Bárbara cuenta que, en 2021, cuando empezó a hacer directas en redes sociales sobre la situación de su hijo, fue a verla una trabajadora social que se interesó por la situación de su vivienda. “Ella estaba preocupada porque mi nieto naciera en estas condiciones. El agente Denis, cuando empezó a citarme me dijo que ellos me iban a dar los materiales para arreglar la casa, pero yo no quise ayuda, porque sabía que eso era una forma de comprometerme para callarme. Además, me enteré de que habían hablado con la doctora de la familia para que firmara un papel que dijera que no tenía condiciones para tener a un recién nacido en la casa. Antes de eso a nadie le había importado la situación de mi casa y ahora tampoco”.

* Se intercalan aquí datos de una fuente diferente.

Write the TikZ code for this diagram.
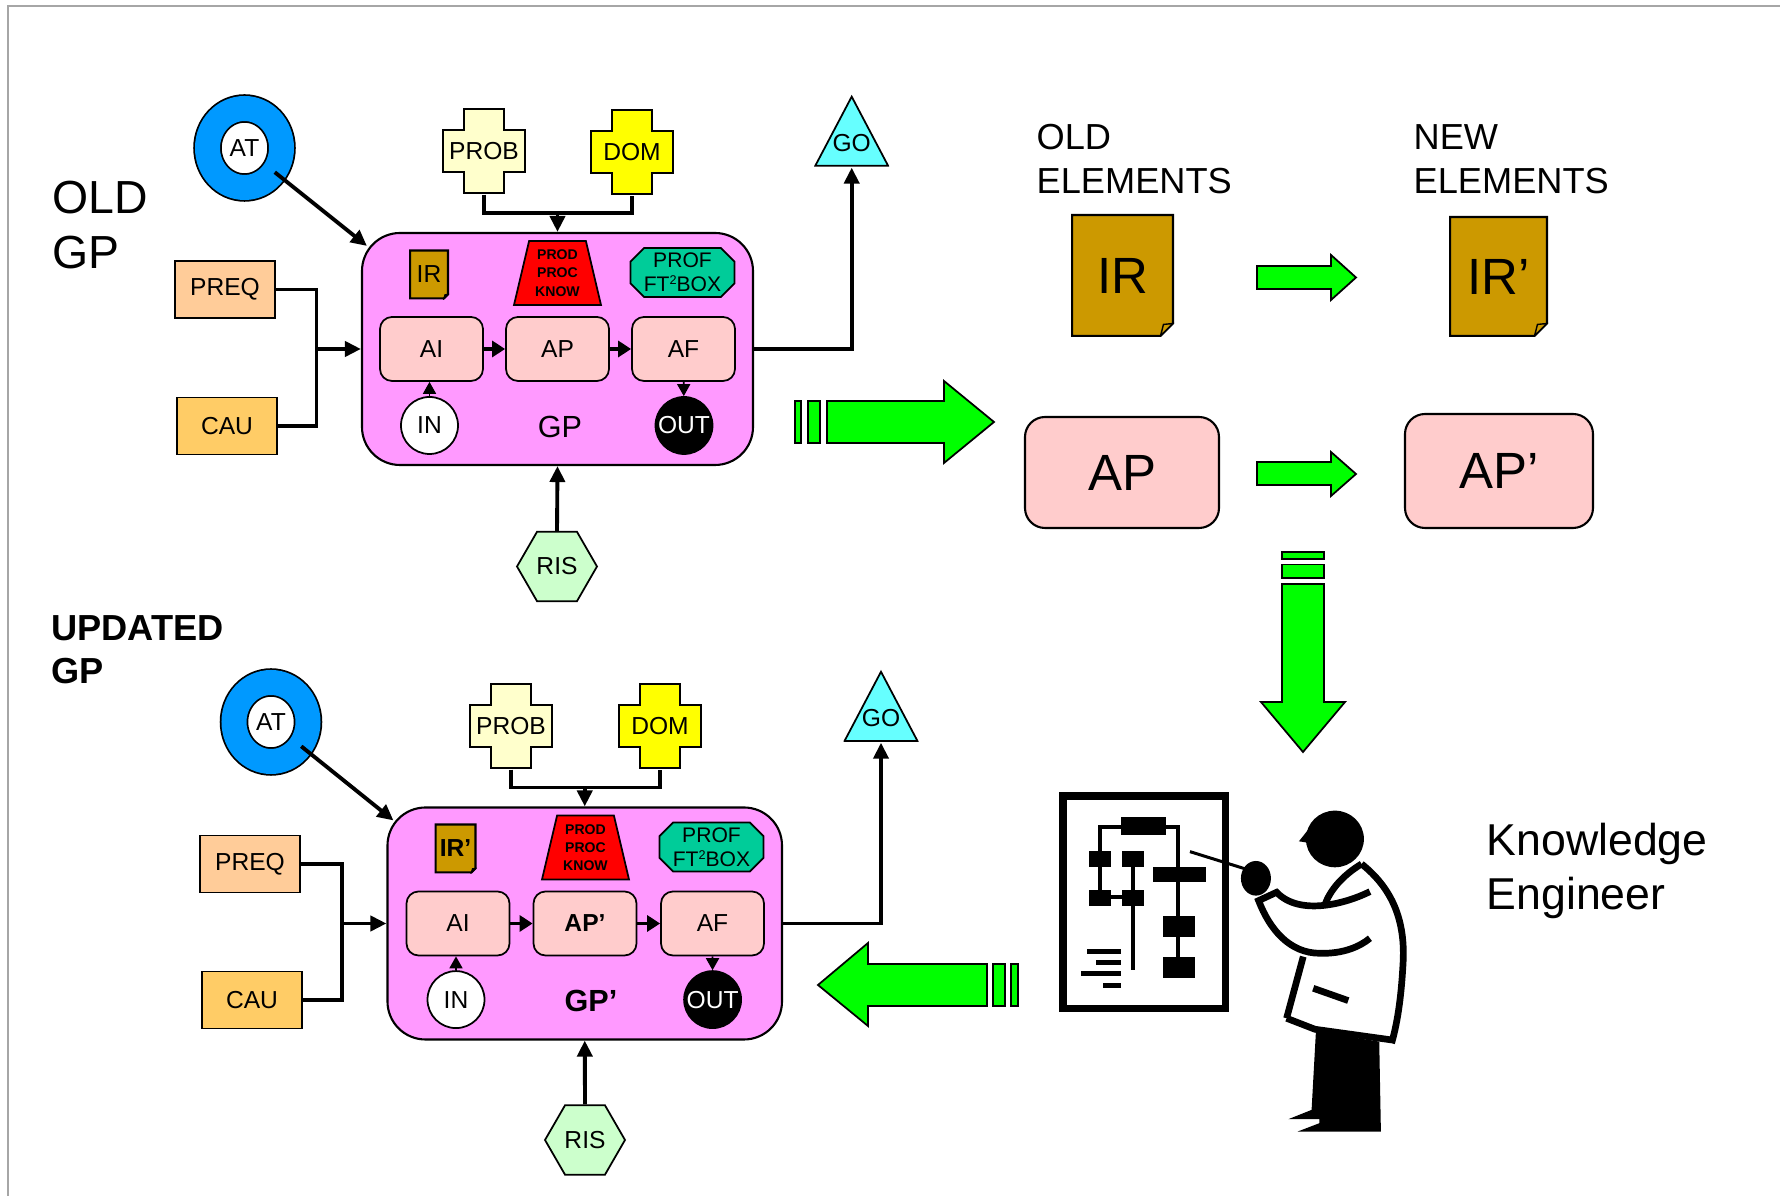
\documentclass[tikz,border=0pt]{standalone}
\usepackage{fontspec}
\setmainfont{Liberation Sans}
\usetikzlibrary{arrows.meta,positioning,shapes.geometric}

\definecolor{atblue}{HTML}{0099FF}
\definecolor{probyellow}{HTML}{FFFFCC}
\definecolor{domyellow}{HTML}{FFFF00}
\definecolor{gocyan}{HTML}{66FFFF}
\definecolor{gpmagenta}{HTML}{FF99FF}
\definecolor{irgold}{HTML}{CC9900}
\definecolor{profteal}{HTML}{00CC99}
\definecolor{actpink}{HTML}{FFCCCC}
\definecolor{risgreen}{HTML}{CCFFCC}
\definecolor{preqorange}{HTML}{FFCC99}
\definecolor{cauorange}{HTML}{FFCC66}
\definecolor{flowgreen}{HTML}{00FF00}

\newcommand{\sqtwo}{\raisebox{0.32em}{\fontsize{3.6}{4}\selectfont 2}}

\begin{document}
\begin{tikzpicture}[
  lbl/.style={font=\fontsize{7}{8.4}\selectfont},
  wire/.style={line width=1.1pt},
  conn/.style={line width=1.1pt, -{Triangle[length=1.6mm,width=1.5mm]}},
  link/.style={line width=0.9pt, -{Triangle[length=1.3mm,width=1.6mm]}},
  feed/.style={line width=0.5pt, -{Triangle[length=1.2mm,width=1.3mm]}},
  gpbox/.style={draw, fill=gpmagenta, rounded corners=0.38cm, line width=0.6pt, minimum height=2.32cm, inner sep=0pt},
  act/.style={draw, fill=actpink, rounded corners=0.12cm, line width=0.5pt, minimum width=1.03cm, minimum height=0.64cm, inner sep=0pt, lbl},
  donut/.style={ellipse, draw, fill=white, double=atblue, double distance=0.25cm, line width=0.5pt, minimum width=0.74cm, minimum height=0.79cm, inner sep=0pt, lbl},
  plus/.style={minimum width=0.84cm, minimum height=0.86cm, inner sep=0pt, lbl,
    path picture={\draw[line width=0.5pt, fill=#1]
      ([shift={(-0.2,0.42)}]path picture bounding box.center)
      -- ++(0.4,0) -- ++(0,-0.21) -- ++(0.21,0) -- ++(0,-0.42) -- ++(-0.21,0)
      -- ++(0,-0.21) -- ++(-0.4,0) -- ++(0,0.21) -- ++(-0.21,0) -- ++(0,0.42)
      -- ++(0.21,0) -- cycle;}},
  goal/.style={minimum width=0.75cm, minimum height=0.72cm, inner sep=0pt, lbl, text height=0.41cm, text depth=0pt,
    path picture={\draw[line width=0.5pt, fill=gocyan]
      ([shift={(0.3pt,0.3pt)}]path picture bounding box.south west)
      -- ([shift={(-0.3pt,0.3pt)}]path picture bounding box.south east)
      -- ([yshift=-0.5pt]path picture bounding box.north) -- cycle;}},
  risk/.style={regular polygon, regular polygon sides=6, draw, fill=risgreen, line width=0.5pt, minimum size=0.8cm, inner sep=0pt, lbl},
  doc/.style={inner sep=0pt,
    path picture={\draw[line width=0.6pt, fill=irgold]
      ([shift={(0.3pt,-0.3pt)}]path picture bounding box.north west)
      -- ([shift={(-0.3pt,-0.3pt)}]path picture bounding box.north east)
      -- ([shift={(-0.3pt,#1)}]path picture bounding box.south east)
      -- ([shift={(-#1,0.3pt)}]path picture bounding box.south east)
      -- ([shift={(0.3pt,0.3pt)}]path picture bounding box.south west) -- cycle;
      \draw[line width=0.4pt, fill=irgold]
      ([shift={(-0.3pt,#1)}]path picture bounding box.south east)
      -- ([shift={(-0.78*#1,0.93*#1)}]path picture bounding box.south east)
      -- ([shift={(-#1,0.3pt)}]path picture bounding box.south east) -- cycle;}},
  know/.style={trapezium, trapezium left angle=72, trapezium right angle=72, trapezium stretches body, draw, fill=red, line width=0.5pt, minimum height=0.64cm, minimum width=0.87cm, inner sep=0pt, align=center, font=\fontsize{4}{5.2}\selectfont\bfseries},
  prof/.style={minimum width=1.06cm, minimum height=0.51cm, inner sep=0pt, align=center, font=\fontsize{6}{6.7}\selectfont,
    path picture={\draw[line width=0.5pt, fill=profteal]
      ([shift={(0.145,-0.3pt)}]path picture bounding box.north west)
      -- ([shift={(-0.145,-0.3pt)}]path picture bounding box.north east)
      -- ([shift={(-0.3pt,-0.145)}]path picture bounding box.north east)
      -- ([shift={(-0.3pt,0.145)}]path picture bounding box.south east)
      -- ([shift={(-0.145,0.3pt)}]path picture bounding box.south east)
      -- ([shift={(0.145,0.3pt)}]path picture bounding box.south west)
      -- ([shift={(0.3pt,0.145)}]path picture bounding box.south west)
      -- ([shift={(0.3pt,-0.145)}]path picture bounding box.north west) -- cycle;}},
  port/.style={circle, draw, line width=0.5pt, minimum size=0.57cm, inner sep=0pt, lbl},
  cond/.style={draw, line width=0.5pt, minimum width=1.0cm, minimum height=0.57cm, inner sep=0pt, lbl},
  elem/.style={draw, fill=actpink, rounded corners=0.2cm, line width=0.6pt, inner sep=0pt, font=\fontsize{14.5}{17}\selectfont},
  greenarrow/.style={draw, fill=flowgreen, line width=0.5pt},
  coat/.style={line width=0.67mm},
]
\useasboundingbox (0,0) rectangle (17.8,-11.96);
\draw[gray!70, line width=0.2mm] (0.08,-11.96) -- (0.08,-0.065) -- (17.8,-0.065);

% ---------- old process
\node[anchor=north west, inner sep=0pt, align=left, font=\fontsize{13.2}{15.8}\selectfont] (oldgp) at (0.517,-1.80) {OLD\\GP};

\node[gpbox, minimum width=3.91cm] (gp) at (5.575,-3.49) {};
\node[doc=0.05cm, minimum width=0.40cm, minimum height=0.50cm, lbl] (ir) at (4.29,-2.745) {IR};
\node[know] (pk) at (5.575,-2.73) {PROD\\PROC\\KNOW};
\node[prof] (prof) at (6.825,-2.725) {PROF\\FT\sqtwo BOX};
\node[act] (ai) at (4.315,-3.49) {AI};
\node[act] (ap) at (5.575,-3.49) {AP};
\node[act] (af) at (6.835,-3.49) {AF};
\node[port, fill=white] (in) at (4.295,-4.255) {IN};
\node[port, fill=black, text=white] (out) at (6.84,-4.255) {OUT};
\node[font=\fontsize{8.7}{10}\selectfont] (gplabel) at (5.60,-4.27) {GP};

\node[donut] (at) at (2.445,-1.48) {AT};
\node[plus=probyellow] (prob) at (4.84,-1.51) {PROB};
\node[plus=domyellow] (dom) at (6.32,-1.52) {DOM};
\node[goal] (go) at (8.517,-1.309) {GO};
\node[risk] (ris) at (5.57,-5.665) {RIS};
\node[cond, fill=preqorange] (preq) at (2.25,-2.895) {PREQ};
\node[cond, fill=cauorange] (cau) at (2.27,-4.26) {CAU};

\coordinate (jt) at ([yshift=0.19cm]gp.north);
\coordinate (jl) at ([xshift=-0.445cm]gp.west);
\draw[conn] (at) -- ([shift={(0.06,-0.14)}]gp.north west);
\draw[wire] (prob.south) |- (jt) -| (dom.south);
\draw[conn] (jt) -- (gp.north);
\draw[wire] (preq.east) -| (jl) |- (cau.east);
\draw[conn] (jl) -- (gp.west);
\draw[conn] (gp.east) -| (go.south);
\draw[conn] (ris.north) -- (gp.south);
\draw[link] (ai) -- (ap);
\draw[link] (ap) -- (af);
\draw[feed] (in.north) -- (in.north |- ai.south);
\draw[feed] (af) -- (out);

% ---------- updated process
\node[anchor=north west, inner sep=0pt, align=left, font=\fontsize{10.3}{12.2}\selectfont\bfseries] (updgp) at (0.505,-6.15) {UPDATED\\GP};

\node[gpbox, minimum width=3.945cm] (gp2) at (5.8475,-9.235) {};
\node[doc=0.05cm, minimum width=0.42cm, minimum height=0.50cm, font=\fontsize{7}{8.4}\selectfont\bfseries] (ir2) at (4.555,-8.485) {IR'};
\node[know] (pk2) at (5.855,-8.475) {PROD\\PROC\\KNOW};
\node[prof] (prof2) at (7.115,-8.47) {PROF\\FT\sqtwo BOX};
\node[act] (ai2) at (4.58,-9.235) {AI};
\node[act, font=\fontsize{7}{8.4}\selectfont\bfseries] (ap2) at (5.85,-9.235) {AP'};
\node[act] (af2) at (7.125,-9.235) {AF};
\node[port, fill=white] (in2) at (4.56,-9.996) {IN};
\node[port, fill=black, text=white] (out2) at (7.126,-9.996) {OUT};
\node[font=\fontsize{8.7}{10}\selectfont\bfseries] (gplabel2) at (5.91,-10.01) {GP'};

\node[donut] (at2) at (2.71,-7.22) {AT};
\node[plus=probyellow] (prob2) at (5.11,-7.26) {PROB};
\node[plus=domyellow] (dom2) at (6.60,-7.26) {DOM};
\node[goal] (go2) at (8.81,-7.06) {GO};
\node[risk] (ris2) at (5.85,-11.40) {RIS};
\node[cond, fill=preqorange] (preq2) at (2.50,-8.64) {PREQ};
\node[cond, fill=cauorange] (cau2) at (2.52,-10.00) {CAU};

\coordinate (jt2) at ([yshift=0.19cm]gp2.north);
\coordinate (jl2) at ([xshift=-0.445cm]gp2.west);
\draw[conn] (at2) -- ([shift={(0.07,-0.14)}]gp2.north west);
\draw[wire] (prob2.south) |- (jt2) -| (dom2.south);
\draw[conn] (jt2) -- (gp2.north);
\draw[wire] (preq2.east) -| (jl2) |- (cau2.east);
\draw[conn] (jl2) -- (gp2.west);
\draw[conn] (gp2.east) -| (go2.south);
\draw[conn] (ris2.north) -- (gp2.south);
\draw[link] (ai2) -- (ap2);
\draw[link] (ap2) -- (af2);
\draw[feed] (in2.north) -- (in2.north |- ai2.south);
\draw[feed] (af2) -- (out2);

% ---------- old / new elements
\node[anchor=north west, inner sep=0pt, align=left, font=\fontsize{10.3}{12.5}\selectfont] (oldel) at (10.36,-1.24) {OLD\\ELEMENTS};
\node[anchor=north west, inner sep=0pt, align=left, font=\fontsize{10.3}{12.5}\selectfont] (newel) at (14.13,-1.24) {NEW\\ELEMENTS};
\node[doc=0.135cm, minimum width=1.03cm, minimum height=1.23cm, font=\fontsize{14.5}{17}\selectfont] (irold) at (11.225,-2.755) {IR};
\node[doc=0.135cm, minimum width=0.99cm, minimum height=1.21cm, font=\fontsize{14.5}{17}\selectfont] (irnew) at (14.985,-2.765) {IR'};
\node[elem, minimum width=1.94cm, minimum height=1.11cm] (apold) at (11.22,-4.725) {AP};
\node[elem, minimum width=1.88cm, minimum height=1.14cm] (apnew) at (14.99,-4.71) {AP'};

% block arrows
\draw[greenarrow] (12.57,-2.66) -- (13.31,-2.66) -- (13.31,-2.55) -- (13.56,-2.775)
  -- (13.31,-3.00) -- (13.31,-2.89) -- (12.57,-2.89) -- cycle;
\draw[greenarrow] (12.57,-4.62) -- (13.31,-4.62) -- (13.31,-4.52) -- (13.56,-4.74)
  -- (13.31,-4.96) -- (13.31,-4.85) -- (12.57,-4.85) -- cycle;
\draw[greenarrow] (7.95,-4.01) rectangle (8.01,-4.43);
\draw[greenarrow] (8.08,-4.01) rectangle (8.20,-4.43);
\draw[greenarrow] (8.27,-4.01) -- (9.44,-4.01) -- (9.44,-3.81) -- (9.94,-4.22)
  -- (9.44,-4.63) -- (9.44,-4.43) -- (8.27,-4.43) -- cycle;
\draw[greenarrow] (12.82,-5.52) rectangle (13.24,-5.59);
\draw[greenarrow] (12.82,-5.645) rectangle (13.24,-5.78);
\draw[greenarrow] (12.82,-5.84) -- (13.24,-5.84) -- (13.24,-7.02) -- (13.45,-7.02)
  -- (13.03,-7.52) -- (12.61,-7.02) -- (12.82,-7.02) -- cycle;
\draw[greenarrow] (10.11,-9.64) rectangle (10.18,-10.06);
\draw[greenarrow] (9.93,-9.64) rectangle (10.05,-10.06);
\draw[greenarrow] (9.87,-9.64) -- (9.87,-10.06) -- (8.68,-10.06) -- (8.68,-10.26)
  -- (8.18,-9.85) -- (8.68,-9.43) -- (8.68,-9.64) -- cycle;

% ---------- knowledge engineer at the board
\node[anchor=north west, inner sep=0pt, align=left, font=\fontsize{12.7}{15.4}\selectfont] (ke) at (14.86,-8.22) {Knowledge\\Engineer};

\begin{scope}[shift={(10,-7.6)}, x=0.03333mm, y=-0.03333mm]
  % board
  \draw[line width=0.733mm] (189,108) rectangle (677,745);
  \draw[line width=0.4mm] (363,200) -- (300,200) -- (300,413);
  \draw[line width=0.4mm] (498,200) -- (535,200) -- (535,625);
  \draw[line width=0.4mm] (333,410) -- (367,410);
  \draw[line width=0.4mm] (400,297) -- (400,630);
  \fill (363,172) rectangle (498,226);
  \fill (267,273) rectangle (333,320);
  \fill (367,273) rectangle (433,320);
  \fill (267,390) rectangle (333,437);
  \fill (367,390) rectangle (433,437);
  \fill (460,322) rectangle (617,366);
  \fill (488,468) rectangle (585,532);
  \fill (488,592) rectangle (585,655);
  \fill (262,568) rectangle (362,583);
  \fill (288,600) rectangle (362,615);
  \fill (243,633) rectangle (362,648);
  \fill (310,668) rectangle (362,683);
  % pointer and hand
  \draw[line width=0.3mm] (570,275) -- (740,328);
  \fill (768,355) ellipse [x radius=45, y radius=52];
  % head
  \fill (1005,237) ellipse [x radius=87, y radius=85];
  \fill (940,190) -- (897,244) -- (935,250) -- cycle;
  % legs
  \fill (948,815) -- (1138,845) -- (1143,1115) -- (893,1115) -- (958,1090)
    -- (958,1078) -- (865,1078) -- (935,1050) -- cycle;
  % coat
  \draw[coat] (1085,312) .. controls (1170,380) and (1215,470) .. (1210,600)
    .. controls (1205,700) and (1195,780) .. (1175,850);
  \draw[coat] (860,775) -- (945,808) -- (1175,840);
  \draw[coat] (910,590) -- (860,775);
  \draw[coat] (975,435) .. controls (990,390) and (1030,345) .. (1085,312);
  \draw[coat] (1110,395) .. controls (1040,430) and (900,470) .. (830,397) -- (776,422)
    .. controls (810,510) and (870,580) .. (960,580) .. controls (1030,582) and (1080,560) .. (1110,535);
  \draw[coat] (940,685) -- (1045,722);
\end{scope}
\end{tikzpicture}
\end{document}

En el caso hipotético de que el Estado le diera una casa a Bárbara, sería casi como un intento de diálogo, una muestra de que es posible una Cuba donde quepamos todos, más allá de la identidad política; pero ese país no existe.
Bárbara es una de las tantísimas cubanas a las que el Estado no le ha garantizado una vivienda adecuada. Su condición de disidente la pone en desventaja mayor, pues la ayuda estatal —en el difícil caso que ocurriera— muy probablemente estaría acompañada de condiciones para que cese su activismo político. Tampoco tiene medios propios para enfrentar su situación por sí sola.
La Habana se cae a pedazos. Hay muchas Bárbaras allí. Mujeres que no tienen la atención, ni del Estado ni de los medios de prensa. Familias por las que nadie moverá un dedo: ni el gobierno, ni la oposición. Sería un acto de justicia que Bárbara pueda descansar con un techo sobre su cabeza.